As for the freeze on federal civilian employees’ pay, it would start Jan. 1, 2011, if Congress goes along. The pay freeze would not affect the military or those in the executive branch, or members of Congress.
The president – sounding like a Tea-partier – said that federal spending and the economy should be at the top of the agenda in meeting with Republicans. “We now have a shared responsibility to deliver for the American people on the issues that define not only these times but our future,” Obama said. And what a future, with the country’s $1.3 trillion deficit and $14 trillion debt.
The 2010 loss in 2010 could have been worse. As Office of Management and Budget Deputy Director Jeffrey Zients explained on his blog:
As part of the President’s Accountable Government Initiative, we’ve worked hard to bring down the rate of improper payments, recapture misallocated funds, and meet the President’s goal of reducing improper payments by $50 billion by the end of 2012….
For 2010, the government-wide improper payment rate declined to 5.49 percent, a decrease from 5.65 reported in 2009. This means that we prevented an additional $3.8 billion in improper payments from being made in 2010, and are headed in the right direction[.]
Now isn’t that something to be proud about? Zients also clarified, “This is an unfortunate result of the recession and of basic math: the more that is paid out, the more paid out in error, even if the overall rate declines.” Without saying it directly Zients was confirming what sensible Americans believe deeply–that the more government spends, the more it wastes.
As calculated by South Capitol Street website, the government reduced waste by .0016, but it’s still wasting 5.5 cent out of every dollar. For a middle-income family making $100,000 a year, you can trust the government to handle it. Or you can take $4,690 and flush it down the toilet.
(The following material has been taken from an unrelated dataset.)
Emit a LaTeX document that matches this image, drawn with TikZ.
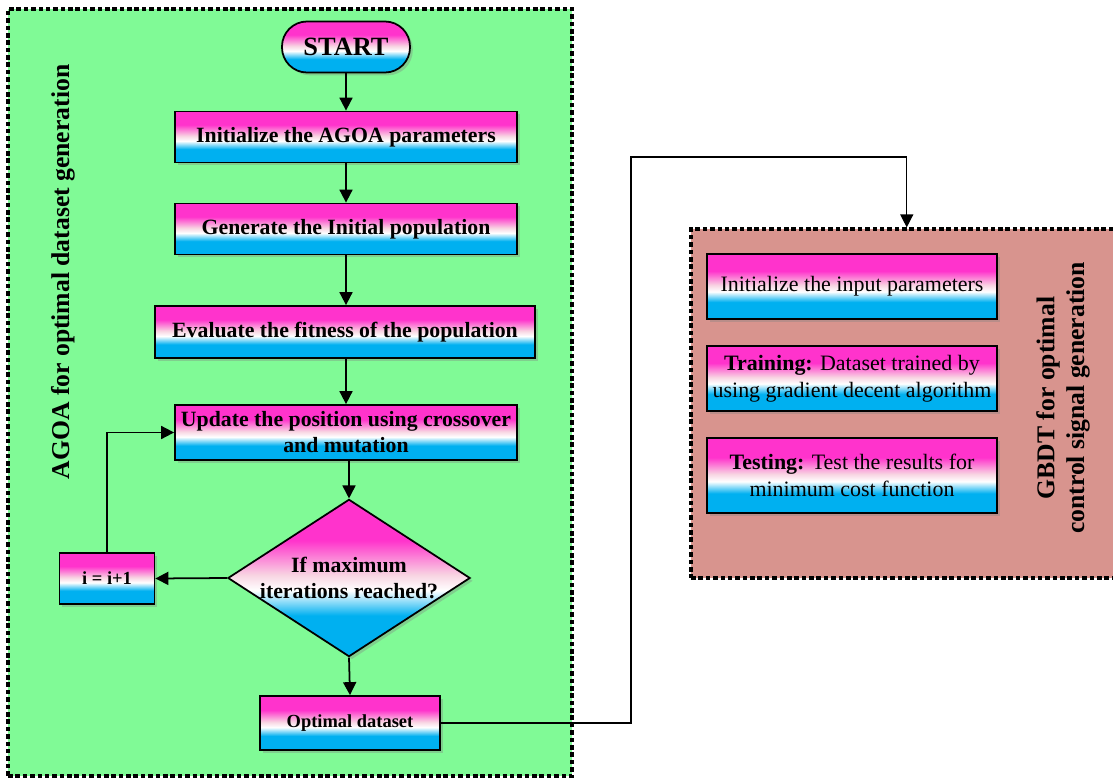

It’s about the same either way.
Obama ordered a “Do Not Pay List” in a memo to executive department heads in March. He stated: “Agencies maintain many databases containing information on a recipient’s eligibility to receive Federal benefits payments or federal awards, such as grants and contracts. By checking these databases before making payments or awards, agencies can identify recipients and prevent certain improper payments from being made in the first place.” Gee, why didn’t somebody think of that before?
Rep. Darrell Issa (R-CA), destined to chair the House Oversight and Government Reform Committee, charged Sept. 22 that the Democrat-controlled Congress has “consciously abdicated its Constitutional responsibility to provide oversight of the Executive Branch.” He said the 111th Congress had led a “tsunami of opacity, waste, fraud, and abuse,” calling for “vigorous oversight.”
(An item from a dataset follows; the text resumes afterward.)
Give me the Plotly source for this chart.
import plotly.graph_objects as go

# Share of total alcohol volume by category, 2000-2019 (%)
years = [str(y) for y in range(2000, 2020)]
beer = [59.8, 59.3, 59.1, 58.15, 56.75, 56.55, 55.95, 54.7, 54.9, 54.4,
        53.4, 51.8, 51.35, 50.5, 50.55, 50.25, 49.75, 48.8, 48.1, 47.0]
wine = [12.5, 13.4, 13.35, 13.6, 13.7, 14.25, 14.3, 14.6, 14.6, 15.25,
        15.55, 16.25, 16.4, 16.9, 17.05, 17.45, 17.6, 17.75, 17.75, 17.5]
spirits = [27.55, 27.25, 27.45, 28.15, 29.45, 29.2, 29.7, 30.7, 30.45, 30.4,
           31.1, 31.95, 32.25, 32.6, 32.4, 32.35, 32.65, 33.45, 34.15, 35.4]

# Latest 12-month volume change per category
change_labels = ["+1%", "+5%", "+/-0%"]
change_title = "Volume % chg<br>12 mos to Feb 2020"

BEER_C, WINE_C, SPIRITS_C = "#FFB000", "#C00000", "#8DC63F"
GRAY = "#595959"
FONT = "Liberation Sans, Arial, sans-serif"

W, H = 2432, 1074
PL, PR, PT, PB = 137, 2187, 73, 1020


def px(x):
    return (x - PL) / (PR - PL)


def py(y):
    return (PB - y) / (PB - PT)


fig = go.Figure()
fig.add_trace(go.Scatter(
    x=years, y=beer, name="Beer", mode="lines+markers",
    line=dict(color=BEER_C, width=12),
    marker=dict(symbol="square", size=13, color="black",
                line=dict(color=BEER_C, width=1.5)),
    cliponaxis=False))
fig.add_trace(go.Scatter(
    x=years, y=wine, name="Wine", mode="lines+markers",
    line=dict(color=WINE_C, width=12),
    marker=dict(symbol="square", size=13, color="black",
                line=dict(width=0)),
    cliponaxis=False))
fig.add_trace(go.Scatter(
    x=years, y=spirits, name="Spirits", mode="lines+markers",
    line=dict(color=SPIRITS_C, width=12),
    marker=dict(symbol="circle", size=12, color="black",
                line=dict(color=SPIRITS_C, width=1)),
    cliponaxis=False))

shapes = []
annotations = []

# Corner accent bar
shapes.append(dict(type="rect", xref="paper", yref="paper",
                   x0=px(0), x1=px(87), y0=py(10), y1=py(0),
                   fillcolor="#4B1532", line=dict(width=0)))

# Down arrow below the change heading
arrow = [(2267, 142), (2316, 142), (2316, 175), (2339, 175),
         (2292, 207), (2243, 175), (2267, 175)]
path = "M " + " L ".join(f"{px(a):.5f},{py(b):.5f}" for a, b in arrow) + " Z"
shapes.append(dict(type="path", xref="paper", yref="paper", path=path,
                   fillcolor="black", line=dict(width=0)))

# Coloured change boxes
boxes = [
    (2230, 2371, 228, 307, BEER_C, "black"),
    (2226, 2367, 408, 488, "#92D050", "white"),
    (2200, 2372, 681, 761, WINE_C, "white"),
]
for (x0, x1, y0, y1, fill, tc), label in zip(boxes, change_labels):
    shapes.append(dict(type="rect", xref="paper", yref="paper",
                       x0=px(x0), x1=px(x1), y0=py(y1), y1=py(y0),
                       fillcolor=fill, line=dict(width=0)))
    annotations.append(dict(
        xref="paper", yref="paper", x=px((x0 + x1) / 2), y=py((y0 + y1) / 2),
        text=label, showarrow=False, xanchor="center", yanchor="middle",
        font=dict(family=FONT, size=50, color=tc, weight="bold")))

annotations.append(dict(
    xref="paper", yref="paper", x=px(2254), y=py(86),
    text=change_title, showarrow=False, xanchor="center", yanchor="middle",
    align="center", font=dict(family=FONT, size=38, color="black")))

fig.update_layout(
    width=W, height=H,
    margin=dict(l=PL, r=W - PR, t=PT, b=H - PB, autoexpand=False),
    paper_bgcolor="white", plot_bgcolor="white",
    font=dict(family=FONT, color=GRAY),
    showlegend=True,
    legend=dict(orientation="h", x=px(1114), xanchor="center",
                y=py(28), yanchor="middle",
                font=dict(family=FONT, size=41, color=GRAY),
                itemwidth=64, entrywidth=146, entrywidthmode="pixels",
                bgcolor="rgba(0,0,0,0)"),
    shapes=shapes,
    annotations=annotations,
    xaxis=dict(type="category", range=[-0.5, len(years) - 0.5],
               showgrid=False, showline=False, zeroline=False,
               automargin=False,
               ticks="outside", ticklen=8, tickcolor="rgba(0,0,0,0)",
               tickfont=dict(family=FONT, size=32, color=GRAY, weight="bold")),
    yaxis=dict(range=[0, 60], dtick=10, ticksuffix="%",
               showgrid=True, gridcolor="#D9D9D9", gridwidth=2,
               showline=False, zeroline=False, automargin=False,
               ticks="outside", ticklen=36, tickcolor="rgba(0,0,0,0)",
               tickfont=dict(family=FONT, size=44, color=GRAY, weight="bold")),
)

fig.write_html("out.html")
As for the federal employees salary freeze, Rep. John Boehner (R-OH), on track to be House Speaker, commented that he was pleased with the salary freeze idea. Without Congressional action, federal workers would automatically get a 0.9 percent raise in 2011, on top of a 1.9 percent pay boost this year.
Rep. Issa said the pay freeze was long overdue. But, as might be expected, Obama is “getting an earful from union allies,” as FoxNews.com reported.
“Cutting federal employee pay is really going to do nothing for the deficit” complained John Gage, president of the American Federation of Government Employees. “It just looks like a panic gesture.” Gage called the $5 billion in pay savings “peanuts.”
AFL-CIO President Richard Trumka and National Federation of Federal Employees President William Dougan also sounded off against the freeze.
Obama got his only enthusiastic support from the Republicans, House Republican Whip Eric Cantor (R-Va) called the president’s plan “exactly the kind of savings measure we have to make in order to begin to restore some fiscal sanity in America.”
Rep. Chris Van Hollen (D-MD) said, “By focusing exclusively on federal employees, the Administration runs the risk of enforcing the myth, pushed by some for politically convenient but cynical reasons, that America suffers from a federal government comprised of unproductive and overpaid civil servants.”
In fact, with government employees averaging $123,000 a year while the average private-sector worker makes about $67,000, the truth far out weighs any “myth” in the political spiel of Rep. Van Hollen. It will be an arduous road to reconciliation on the Bush tax cuts, if there is one, but at least Obama’s pay-freeze olive branch is a step in the right direction.